Как и во многих других городах «с историей», театральная жизнь Пскова, олицетворяемая уныло-обязательным списком культурно-зрелищных организаций, казалась навеки уснувшей. Он таков: уютный Театр драмы им. Пушкина на улице Пушкина; Филармония с гастролями антреприз и сборными концертами «звезд» балета; стадион с летними рок- и поп-концертами; Театр кукол за рекой Великой в окружении полуразрушенных зданий, местами заколоченных, местами зияющих дырами окон. Печальное, но, наверное, привычное соседство для малышей, пришедших на «Красную шапочку»… Вообще, в Пскове разруха чувствуется неизмеримо сильнее, чем, например, в туристически-подвычищенном Новгороде Великом.

Псковский драматический театр им. А.С.  Пушкина. После реконструкции.
Фото — В.  Луповской.

Оживление в ландшафт вносил ежегодный Пушкинский фестиваль, на протяжении 20 лет возглавляемый руководителем петербургского Пушкинского театрального центра В. И. Рецептером. Индивидуальное выражение лица этого фестиваля определялось собственно театральной программой вкупе с «лабораторией», на время объединявшей филологов-пушкинистов и театроведов. Проводились круглые столы, устраивались презентации книг (спектакли Владимира Рецептера всегда отличались «наукообразием», зато научные изыскания принимали характер самых необузданных фантазий). Все это, так сказать, в узком кругу. Иногда между критиками и пушкинистами разгорались конфликты. Как, например, на том единственном фестивале, где мне удалось побывать года четыре назад и где камнем преткновения стал «Жадный Джамба» Дениса Ширко — Ильи Деля, в котором последний вышел дикарем, ритмически отбившим текст «Скупого рыцаря» на тамтаме.

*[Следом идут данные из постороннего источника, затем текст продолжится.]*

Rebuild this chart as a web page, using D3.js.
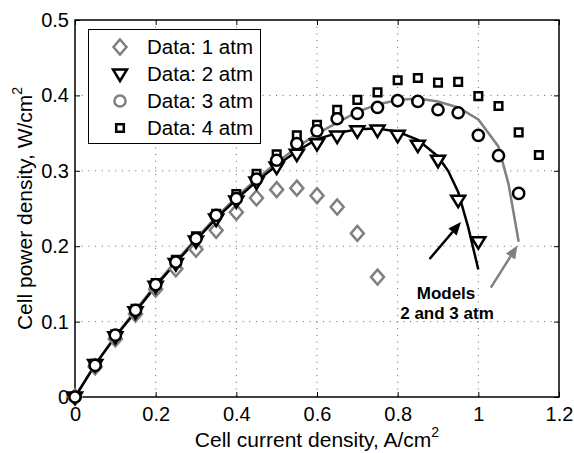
<!DOCTYPE html>
<html>
<head>
<meta charset="utf-8">
<script src="https://cdn.jsdelivr.net/npm/d3@7"></script>
<style>
  body { margin: 0; background: #fff; }
  svg { font-family: "Liberation Sans", Arial, sans-serif; }
</style>
</head>
<body>
<div id="chart"></div>
<script>
// measured data (A/cm2 vs W/cm2)
var x1 = [0, 0.05, 0.1, 0.15, 0.2, 0.25, 0.3, 0.35, 0.4, 0.45, 0.5, 0.55, 0.6, 0.65, 0.7, 0.75];
var p1 = [0, 0.040, 0.077, 0.110, 0.143, 0.170, 0.196, 0.221, 0.245, 0.264, 0.275, 0.277, 0.267, 0.252, 0.217, 0.159];

var x2 = [0, 0.05, 0.1, 0.15, 0.2, 0.25, 0.3, 0.35, 0.4, 0.45, 0.5, 0.55, 0.6, 0.65, 0.7, 0.75, 0.8, 0.85, 0.9, 0.95, 1.0];
var p2 = [0, 0.043, 0.080, 0.113, 0.147, 0.177, 0.207, 0.236, 0.260, 0.285, 0.305, 0.322, 0.336, 0.346, 0.353, 0.354, 0.347, 0.334, 0.314, 0.261, 0.206];

var x3 = [0, 0.05, 0.1, 0.15, 0.2, 0.25, 0.3, 0.35, 0.4, 0.45, 0.5, 0.55, 0.6, 0.65, 0.7, 0.75, 0.8, 0.85, 0.9, 0.95, 1.0, 1.05, 1.1];
var p3 = [0, 0.042, 0.082, 0.115, 0.149, 0.179, 0.210, 0.241, 0.263, 0.289, 0.314, 0.336, 0.353, 0.369, 0.376, 0.384, 0.393, 0.392, 0.381, 0.377, 0.347, 0.320, 0.270];

var x4 = [0, 0.05, 0.1, 0.15, 0.2, 0.25, 0.3, 0.35, 0.4, 0.45, 0.5, 0.55, 0.6, 0.65, 0.7, 0.75, 0.8, 0.85, 0.9, 0.95, 1.0, 1.05, 1.1, 1.15];
var p4 = [0, 0.044, 0.083, 0.117, 0.151, 0.182, 0.213, 0.243, 0.269, 0.296, 0.322, 0.347, 0.361, 0.381, 0.394, 0.404, 0.420, 0.423, 0.417, 0.418, 0.399, 0.386, 0.351, 0.321];

// model curves
var xm2 = [0, 0.05, 0.1, 0.15, 0.2, 0.25, 0.3, 0.35, 0.4, 0.45, 0.5, 0.55, 0.6, 0.65, 0.7, 0.75, 0.8, 0.85, 0.9, 0.925, 0.95, 0.975, 1.0];
var pm2 = [0, 0.043, 0.080, 0.113, 0.147, 0.178, 0.208, 0.237, 0.262, 0.286, 0.307, 0.326, 0.342, 0.350, 0.355, 0.356, 0.352, 0.341, 0.319, 0.300, 0.272, 0.225, 0.169];

var xm3 = [0, 0.05, 0.1, 0.15, 0.2, 0.25, 0.3, 0.35, 0.4, 0.45, 0.5, 0.55, 0.6, 0.65, 0.7, 0.75, 0.8, 0.85, 0.9, 0.95, 1.0, 1.05, 1.075, 1.1];
var pm3 = [0, 0.043, 0.081, 0.115, 0.149, 0.180, 0.210, 0.239, 0.265, 0.289, 0.311, 0.331, 0.349, 0.364, 0.378, 0.388, 0.394, 0.396, 0.392, 0.384, 0.368, 0.332, 0.282, 0.206];

var xTicks = [0, 0.2, 0.4, 0.6, 0.8, 1, 1.2];
var yTicks = [0, 0.1, 0.2, 0.3, 0.4, 0.5];
var legendLabels = ["Data: 1 atm", "Data: 2 atm", "Data: 3 atm", "Data: 4 atm"];

var W = 574, H = 453;
var pL = 75, pR = 559, pT = 20, pB = 397;
var gray = "#808080";

var x = d3.scaleLinear().domain([0, 1.2]).range([pL, pR]);
var y = d3.scaleLinear().domain([0, 0.5]).range([pB, pT]);

var svg = d3.select("#chart").append("svg")
  .attr("width", W)
  .attr("height", H);

// grid
svg.append("g").selectAll("line")
  .data(xTicks.slice(1, -1))
  .enter().append("line")
  .attr("x1", d => x(d)).attr("x2", d => x(d))
  .attr("y1", pT).attr("y2", pB)
  .attr("stroke", "#666").attr("stroke-width", 1)
  .attr("stroke-dasharray", "1,5.7");

svg.append("g").selectAll("line")
  .data(yTicks.slice(1, -1))
  .enter().append("line")
  .attr("x1", pL).attr("x2", pR)
  .attr("y1", d => y(d)).attr("y2", d => y(d))
  .attr("stroke", "#666").attr("stroke-width", 1)
  .attr("stroke-dasharray", "1,5.7");

// axes (ticks point inward, box all round)
var tl = 5;
svg.append("g").attr("transform", "translate(0," + pB + ")")
  .call(d3.axisBottom(x).tickValues(xTicks).tickSize(-tl).tickPadding(10).tickFormat(d3.format("")))
  .call(g => g.select(".domain").remove());
svg.append("g").attr("transform", "translate(0," + pT + ")")
  .call(d3.axisTop(x).tickValues(xTicks).tickSize(-tl).tickFormat(""))
  .call(g => g.select(".domain").remove());
svg.append("g").attr("transform", "translate(" + pL + ",0)")
  .call(d3.axisLeft(y).tickValues(yTicks).tickSize(-tl).tickPadding(6).tickFormat(d3.format("")))
  .call(g => g.select(".domain").remove());
svg.append("g").attr("transform", "translate(" + pR + ",0)")
  .call(d3.axisRight(y).tickValues(yTicks).tickSize(-tl).tickFormat(""))
  .call(g => g.select(".domain").remove());

svg.selectAll(".tick text")
  .attr("font-size", 20)
  .attr("font-family", "Liberation Sans, Arial, sans-serif")
  .attr("fill", "#000");
svg.selectAll(".tick line").attr("stroke", "#000");

svg.append("rect")
  .attr("x", pL).attr("y", pT)
  .attr("width", pR - pL).attr("height", pB - pT)
  .attr("fill", "none").attr("stroke", "#000").attr("stroke-width", 1.5);

// model lines
var line = d3.line().x(d => x(d[0])).y(d => y(d[1]));
svg.append("path")
  .datum(d3.zip(xm3, pm3))
  .attr("d", line)
  .attr("fill", "none").attr("stroke", gray).attr("stroke-width", 2.5);
svg.append("path")
  .datum(d3.zip(xm2, pm2))
  .attr("d", line)
  .attr("fill", "none").attr("stroke", "#000").attr("stroke-width", 2.5);

// marker shapes
function diamond() { return "M0,-7.5L6.5,0L0,7.5L-6.5,0Z"; }
function triDown() { return "M-7,-4.5L7,-4.5L0,7Z"; }
function square() { return "M-3.8,-3.8H3.8V3.8H-3.8Z"; }

function drawPoints(xs, ps, shape, color) {
  svg.append("g").selectAll("path")
    .data(d3.zip(xs, ps))
    .enter().append("path")
    .attr("transform", d => "translate(" + x(d[0]) + "," + y(d[1]) + ")")
    .attr("d", shape)
    .attr("fill", "#fff").attr("stroke", color).attr("stroke-width", 2.5);
}

drawPoints(x1, p1, diamond, gray);
drawPoints(x4, p4, square, "#000");
drawPoints(x2, p2, triDown, "#000");

svg.append("g").selectAll("circle")
  .data(d3.zip(x3, p3))
  .enter().append("circle")
  .attr("cx", d => x(d[0])).attr("cy", d => y(d[1]))
  .attr("r", 5.6)
  .attr("fill", "#fff").attr("stroke", "#000").attr("stroke-width", 2.5);

// annotation arrows
function arrow(x0, y0, x1_, y1_, color) {
  var ax = x(x0), ay = y(y0), bx = x(x1_), by = y(y1_);
  var ang = Math.atan2(by - ay, bx - ax);
  var hl = 13, hw = 5.5;
  var cx = bx - hl * Math.cos(ang), cy = by - hl * Math.sin(ang);
  svg.append("line")
    .attr("x1", ax).attr("y1", ay).attr("x2", cx).attr("y2", cy)
    .attr("stroke", color).attr("stroke-width", 2.5);
  svg.append("path")
    .attr("d", "M" + bx + "," + by +
      "L" + (cx + hw * Math.sin(ang)) + "," + (cy - hw * Math.cos(ang)) +
      "L" + (cx - hw * Math.sin(ang)) + "," + (cy + hw * Math.cos(ang)) + "Z")
    .attr("fill", color);
}
arrow(0.879, 0.183, 0.957, 0.232, "#000");
arrow(1.031, 0.145, 1.097, 0.201, gray);

svg.append("text")
  .attr("x", 446).attr("y", 299)
  .attr("text-anchor", "middle")
  .attr("font-size", 17).attr("font-weight", "bold")
  .text("Models");
svg.append("text")
  .attr("x", 447).attr("y", 319)
  .attr("text-anchor", "middle")
  .attr("font-size", 17).attr("font-weight", "bold")
  .text("2 and 3 atm");

// legend
var lg = svg.append("g");
lg.append("rect")
  .attr("x", 88.5).attr("y", 29.5)
  .attr("width", 172).attr("height", 114)
  .attr("fill", "#fff").attr("stroke", "#000").attr("stroke-width", 1);

var legendShapes = [diamond, triDown, null, square];
var legendColors = [gray, "#000", gray, "#000"];
legendLabels.forEach(function(lab, i) {
  var ly = 47 + i * 27;
  if (legendShapes[i]) {
    lg.append("path")
      .attr("transform", "translate(120," + ly + ")")
      .attr("d", legendShapes[i])
      .attr("fill", "#fff").attr("stroke", legendColors[i]).attr("stroke-width", 2.5);
  } else {
    lg.append("circle")
      .attr("cx", 120).attr("cy", ly).attr("r", 5.6)
      .attr("fill", "#fff").attr("stroke", legendColors[i]).attr("stroke-width", 2.5);
  }
  lg.append("text")
    .attr("x", 147).attr("y", ly + 7)
    .attr("font-size", 20.5)
    .text(lab);
});

// axis labels
var xl = svg.append("text")
  .attr("x", (pL + pR) / 2).attr("y", 447)
  .attr("text-anchor", "middle")
  .attr("font-size", 21);
xl.append("tspan").text("Cell current density, A/cm");
xl.append("tspan").attr("font-size", 14).attr("dy", -10).text("2");

var yl = svg.append("text")
  .attr("transform", "translate(32," + ((pT + pB) / 2) + ") rotate(-90)")
  .attr("text-anchor", "middle")
  .attr("font-size", 21);
yl.append("tspan").text("Cell power density, W/cm");
yl.append("tspan").attr("font-size", 14).attr("dy", -10).text("2");
</script>
</body>
</html>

Дело в том, что политика и программа Пушкинского фестиваля всегда были литературоцентричны. Как и пушкинисты, в виду дефицитности постановок Пушкина, ревниво-критичными по отношению к режиссерскому «произволу».

Три года назад псковский Театр драмы встал на ремонт. Труппу, можно сказать, распустили. Фестиваль почти полностью переехал в Пушкинские Горы. Примерно за полгода до конца реконструкции стало известно, что новым главным режиссером стал Василий Сенин, режиссер смешанного, московско-петербургского, генетического кода, ученик Петра Фоменко, фрилансер…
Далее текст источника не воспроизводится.